Google-parent Alphabet (NASDAQ:GOOGL) (NASDAQ:GOOG) is among the plethora of technology companies that will be reporting results as earnings season kicks into high gear next week. It's scheduled to release its third-quarter financial report after the market close on Monday, Oct. 28.

A surprising jump in ad sales in Q2 gave the search provider a much-needed jump-start, sending Alphabet more than 9% higher in the wake of its earnings. But even with those gains, the stock has barely kept pace with the broader market in 2019.

Can Alphabet continue the momentum that began last quarter, or were the positive results a one-off? Let's look at a few areas that investors should watch when the company reports earnings.
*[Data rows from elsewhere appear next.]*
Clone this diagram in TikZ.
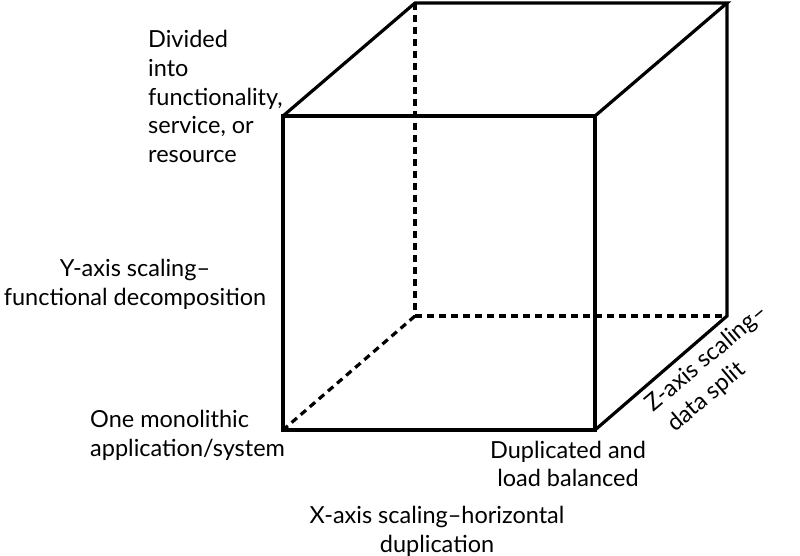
\documentclass[tikz,border=0pt]{standalone}
\usepackage{fontspec}
\setmainfont{Lato}
\begin{document}
\begin{tikzpicture}[x=1pt,y=-1pt,
  edge/.style={line width=3.2pt,line join=miter},
  hidden/.style={line width=3.2pt,dash pattern=on 7pt off 5pt},
  lbl/.style={font=\fontsize{23.5}{28.8}\selectfont,inner sep=0pt}]
\useasboundingbox (0,0) rectangle (800,556);
% front face corners
\coordinate (FTL) at (283,116);
\coordinate (FTR) at (595,116);
\coordinate (FBL) at (283,430);
\coordinate (FBR) at (595,430);
% back face corners
\coordinate (BTL) at (415,3);
\coordinate (BTR) at (727,3);
\coordinate (BBL) at (415,316);
\coordinate (BBR) at (727,316);
% hidden edges
\draw[hidden] (BTL) -- (BBL);
\draw[hidden] (BBL) -- (BBR);
\draw[hidden] (BBL) -- (FBL);
% visible edges
\draw[edge] (FTL) -- (FTR) -- (FBR) -- (FBL) -- cycle;
\draw[edge] (FTL) -- (BTL) -- (BTR) -- (FTR);
\draw[edge] (BTR) -- (BBR) -- (FBR);
% labels
\node[lbl,align=left,anchor=north west] (div) at (148,30) {Divided\\into\\functionality,\\service, or\\resource};
\node[lbl,align=center] (yax) at (135,284) {Y-axis scaling–\\functional decomposition};
\node[lbl,align=left,anchor=west] (mono) at (90,435) {One monolithic\\application/system};
\node[lbl,align=center] (dup) at (568,464) {Duplicated and\\load balanced};
\node[lbl,align=center] (xax) at (437,531) {X-axis scaling–horizontal\\duplication};
\node[lbl,rotate=40.3,anchor=base west] (zax1) at (653,413) {Z-axis scaling–};
\node[lbl,rotate=40.3,anchor=base west] (zax2) at (675,433) {data split};
\end{tikzpicture}
\end{document}
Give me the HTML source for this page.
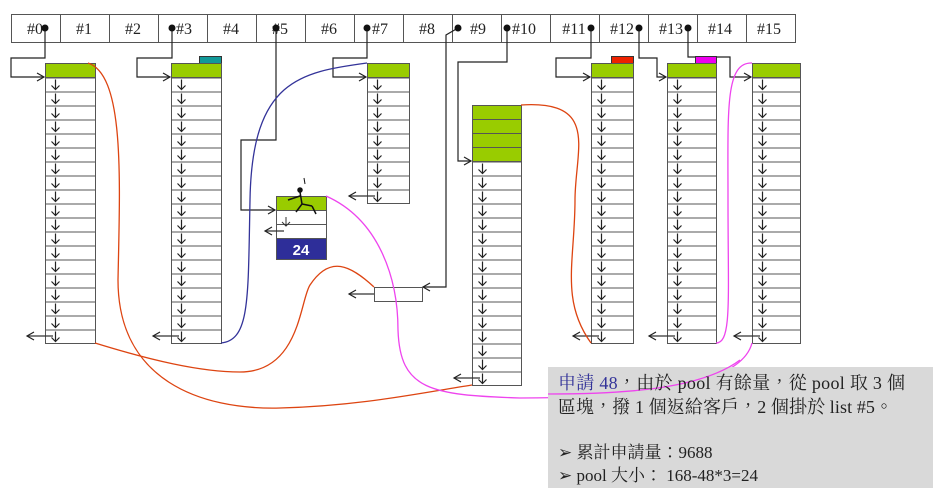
<!DOCTYPE html>
<html><head><meta charset="utf-8"><style>
html,body{margin:0;padding:0;background:#fff;width:950px;height:501px;overflow:hidden}
svg{display:block}
.t{font-family:"Liberation Serif","Noto Serif CJK SC",serif;font-size:16px;fill:#222}
</style></head><body>
<svg width="950" height="501" viewBox="0 0 950 501" xmlns="http://www.w3.org/2000/svg">
<defs>
<pattern id="cp" patternUnits="userSpaceOnUse" x="0" y="0" width="60" height="14">
<rect width="60" height="14" fill="#fff"/>
<line x1="0" y1="0.5" x2="60" y2="0.5" stroke="#555" stroke-width="1"/>
<line x1="10" y1="2" x2="10" y2="12" stroke="#222" stroke-width="1.2"/>
<polyline points="6,8 10,12 14,8" fill="none" stroke="#222" stroke-width="1.2"/>
</pattern>
<marker id="ar" markerWidth="10" markerHeight="10" refX="8" refY="5" orient="auto" markerUnits="userSpaceOnUse">
<polyline points="1,1 8,5 1,9" fill="none" stroke="#222" stroke-width="1.2"/>
</marker>
</defs>

<g stroke="#555" stroke-width="1" fill="#fff">
<rect x="11.5" y="14.5" width="784" height="28"/>
<line x1="60.5" y1="14" x2="60.5" y2="42"/><line x1="109.5" y1="14" x2="109.5" y2="42"/>
<line x1="158.5" y1="14" x2="158.5" y2="42"/><line x1="207.5" y1="14" x2="207.5" y2="42"/>
<line x1="256.5" y1="14" x2="256.5" y2="42"/><line x1="305.5" y1="14" x2="305.5" y2="42"/>
<line x1="354.5" y1="14" x2="354.5" y2="42"/><line x1="403.5" y1="14" x2="403.5" y2="42"/>
<line x1="452.5" y1="14" x2="452.5" y2="42"/><line x1="501.5" y1="14" x2="501.5" y2="42"/>
<line x1="550.5" y1="14" x2="550.5" y2="42"/><line x1="599.5" y1="14" x2="599.5" y2="42"/>
<line x1="648.5" y1="14" x2="648.5" y2="42"/><line x1="697.5" y1="14" x2="697.5" y2="42"/>
<line x1="746.5" y1="14" x2="746.5" y2="42"/>
</g>
<g class="t" text-anchor="middle">
<text x="35" y="34">#0</text><text x="84" y="34">#1</text><text x="133" y="34">#2</text>
<text x="184" y="34">#3</text><text x="231" y="34">#4</text><text x="280" y="34">#5</text>
<text x="329" y="34">#6</text><text x="380" y="34">#7</text><text x="427" y="34">#8</text>
<text x="478" y="34">#9</text><text x="524" y="34">#10</text><text x="574" y="34">#11</text>
<text x="622" y="34">#12</text><text x="671" y="34">#13</text><text x="720" y="34">#14</text>
<text x="769" y="34">#15</text>
</g>

<g fill="none" stroke="#222" stroke-width="1.2">
<polyline points="45,28 45,58 11,58 11,77 44,77" marker-end="url(#ar)"/>
<polyline points="172,28 172,58 137,58 137,77 170,77" marker-end="url(#ar)"/>
<polyline points="367,28 367,58 333,58 333,77 366,77" marker-end="url(#ar)"/>
<polyline points="276,28 276,140 241,140 241,210 275,210" marker-end="url(#ar)"/>
<polyline points="458,28 446,35 446,287 423,287" marker-end="url(#ar)"/>
<polyline points="507,28 507,62 458,62 458,161 471,161" marker-end="url(#ar)"/>
<polyline points="591,28 591,58 556,58 556,77 590,77" marker-end="url(#ar)"/>
<polyline points="639,28 639,58 657,58 657,77 666,77" marker-end="url(#ar)"/>
<polyline points="688,28 688,57 730,57 730,77 751,77" marker-end="url(#ar)"/>
</g>
<g fill="#111">
<circle cx="45" cy="28" r="3.5"/><circle cx="172" cy="28" r="3.5"/><circle cx="276" cy="28" r="3.5"/>
<circle cx="367" cy="28" r="3.5"/><circle cx="458" cy="28" r="3.5"/><circle cx="507" cy="28" r="3.5"/>
<circle cx="591" cy="28" r="3.5"/><circle cx="639" cy="28" r="3.5"/><circle cx="688" cy="28" r="3.5"/>
</g>

<rect x="199.5" y="56.5" width="22" height="7" fill="#119999" stroke="#333"/>
<rect x="611.5" y="56.5" width="22" height="7" fill="#ee2200" stroke="#333"/>
<rect x="695.5" y="56.5" width="21" height="7" fill="#ee00ee" stroke="#333"/>

<g stroke="#555" stroke-width="1">
<g transform="translate(45.5,63.5)">
<rect width="50" height="14" fill="#99cc00"/><rect y="14" width="50" height="266" fill="url(#cp)"/>
</g>
<g transform="translate(171.5,63.5)">
<rect width="50" height="14" fill="#99cc00"/><rect y="14" width="50" height="266" fill="url(#cp)"/>
</g>
<g transform="translate(367.5,63.5)">
<rect width="42" height="14" fill="#99cc00"/><rect y="14" width="42" height="126" fill="url(#cp)"/>
</g>
<g transform="translate(472.5,105.5)">
<rect width="49" height="14" fill="#99cc00"/><rect y="14" width="49" height="14" fill="#99cc00"/>
<rect y="28" width="49" height="14" fill="#99cc00"/><rect y="42" width="49" height="14" fill="#99cc00"/>
<rect y="56" width="49" height="224" fill="url(#cp)"/>
</g>
<g transform="translate(591.5,63.5)">
<rect width="42" height="14" fill="#99cc00"/><rect y="14" width="42" height="266" fill="url(#cp)"/>
</g>
<g transform="translate(667.5,63.5)">
<rect width="49" height="14" fill="#99cc00"/><rect y="14" width="49" height="266" fill="url(#cp)"/>
</g>
<g transform="translate(752.5,63.5)">
<rect width="48" height="14" fill="#99cc00"/><rect y="14" width="48" height="266" fill="url(#cp)"/>
</g>
<rect x="276.5" y="196.5" width="50" height="14" fill="#99cc00"/>
<rect x="276.5" y="210.5" width="50" height="14" fill="#fff"/>
<rect x="276.5" y="224.5" width="50" height="14" fill="#fff"/>
<rect x="276.5" y="238.5" width="50" height="21" fill="#2e2e99"/>
<rect x="374.5" y="287.5" width="48" height="14" fill="#fff"/>
</g>
<text x="301" y="255" text-anchor="middle" font-family="Liberation Sans,sans-serif" font-weight="bold" font-size="15" fill="#fff">24</text>
<g stroke="#111" fill="none" stroke-width="1.5">
<circle cx="300" cy="190" r="2" fill="#111"/>
<path d="M300 192 L302 204 L312 206 M288 200 L300 196 M302 204 L296 212 M312 206 L316 214"/>
<path d="M305 184 L304 178" stroke-width="1"/>
</g>
<g fill="none" stroke="#333" stroke-width="1"><line x1="286" y1="217" x2="286" y2="226"/><polyline points="282,222 286,226 290,222"/></g>

<g fill="none" stroke="#333" stroke-width="1.2">
<line x1="53" y1="336" x2="27" y2="336" marker-end="url(#ar)"/>
<line x1="179" y1="336" x2="153" y2="336" marker-end="url(#ar)"/>
<line x1="375" y1="196" x2="349" y2="196" marker-end="url(#ar)"/>
<line x1="284" y1="231" x2="265" y2="231" marker-end="url(#ar)"/>
<line x1="374" y1="294" x2="349" y2="294" marker-end="url(#ar)"/>
<line x1="480" y1="378" x2="454" y2="378" marker-end="url(#ar)"/>
<line x1="599" y1="336" x2="573" y2="336" marker-end="url(#ar)"/>
<line x1="675" y1="336" x2="649" y2="336" marker-end="url(#ar)"/>
<line x1="760" y1="336" x2="734" y2="336" marker-end="url(#ar)"/>
</g>

<g fill="none" stroke-width="1.3">
<path d="M88,63 C125,75 120,180 118,280 C118,380 200,410 280,408 C360,406 420,393 472,385" stroke="#dd4411"/>
<path d="M95,343 C150,360 200,372 240,372 C300,372 300,300 310,285 C330,255 350,265 374,287" stroke="#dd4411"/>
<path d="M221,343 C250,340 248,300 250,200 C252,80 300,72 367,63" stroke="#333399"/>
<path d="M521,105 C600,100 575,150 575,200 C575,260 560,300 591,343" stroke="#dd4411"/>
<path d="M716,343 C732,343 728,300 728,200 C728,110 725,62 752,63" stroke="#ee44ee"/>
<path d="M326,196 C380,220 398,280 398,330 C400,390 430,395 520,398 C620,398 740,390 752,343" stroke="#ee44ee"/>
</g>

<rect x="548" y="367" width="385" height="121" fill="#d9d9d9"/>
<path d="M548,394 C620,394 700,390 740,360" fill="none" stroke="#ee44ee" stroke-width="1.3"/>
<g font-family="Liberation Serif,'Noto Serif CJK TC',serif" font-size="18" fill="#222">
<text x="558" y="389" textLength="347"><tspan fill="#333399">申請 48</tspan>，由於 pool 有餘量，從 pool 取 3 個</text>
<text x="558" y="413" textLength="335">區塊，撥 1 個返給客戶，2 個掛於 list #5。</text>
<text x="558" y="458" font-size="17">➢ 累計申請量：9688</text>
<text x="558" y="481" font-size="17">➢ pool 大小： 168-48*3=24</text>
</g>
</svg>
</body></html>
Building with the Google logo at night.

Image source: Google.

Revenue growth

Alphabet's second-quarter revenue grew to nearly $39 billion, up 19% year over year. Ignoring the impact of currency exchange rates, it delivered growth of 22%. The results were substantially better than analysts' consensus estimates of $38.15 billion, and accelerated sequentially from 17% growth in the first quarter.

Wall Street is expecting more of the same. While management doesn't provide quarterly guidance, analysts' consensus estimates for the third quarter are calling for revenue of $40.33 billion, up 19% year over year -- similar to its performance last quarter -- so there is an expectation that the solid growth will continue.

Other revenue categories

While most of Alphabet's revenue is a result of Google's ad sales, there are two other categories the company hopes will eventually be able to move the needle, though they are small by comparison today.

The "other revenue" segment is home to many of these potential revenue drivers -- like cloud computing, Pixel phones, Nest cameras, Google Home, the Google Play Store, and other hardware. This segment boosted the Q2 results, as revenue of $6.18 billion grew 40% year over year, up from $4.43 billion. That accounted for 16% of Alphabet's total revenue for the quarter.

Google Cloud is the biggest contributor to "other revenue." Alphabet CEO Sundar Pichai boasted about cloud growth on the Q2 conference call, saying it had reached an annual revenue run rate of "over $8 billion, and continues to grow at a significant pace," though he declined to quantify it. The company is betting heavily on the segment, planning to triple the size of the sales force dedicated to its cloud business.

Another area of interest is "other bets," a catchall for Alphabet's high-risk, high-reward endeavors, including its self-driving car segment Waymo, Google Fiber, life-sciences division Verily, drone unit Wing, and balloon segment Loon. Currently the amount of revenue these ventures produce is negligible at $162 million, up 12% year over year. But any one of these early stage businesses could eventually be a huge profit generator, so the segment bears watching.

Traffic acquisition costs

One area that has frustrated investors in recent years is Google's traffic acquisition costs (TAC), or the amount the company pays to partners like Apple to direct users to Google's search engine. The growing trend toward mobile has caused these costs to spike, as mobile search and programmatic -- which have been the company's strongest growth areas -- generally carry higher TAC than desktop.

After several years of sizable increases, TAC as a percentage of revenue has begun to moderate, declining to 22% of Google's ad revenue in Q2, down from 23% in the prior-year quarter. Investors will be watching this metric to ensure it doesn't start to climb again.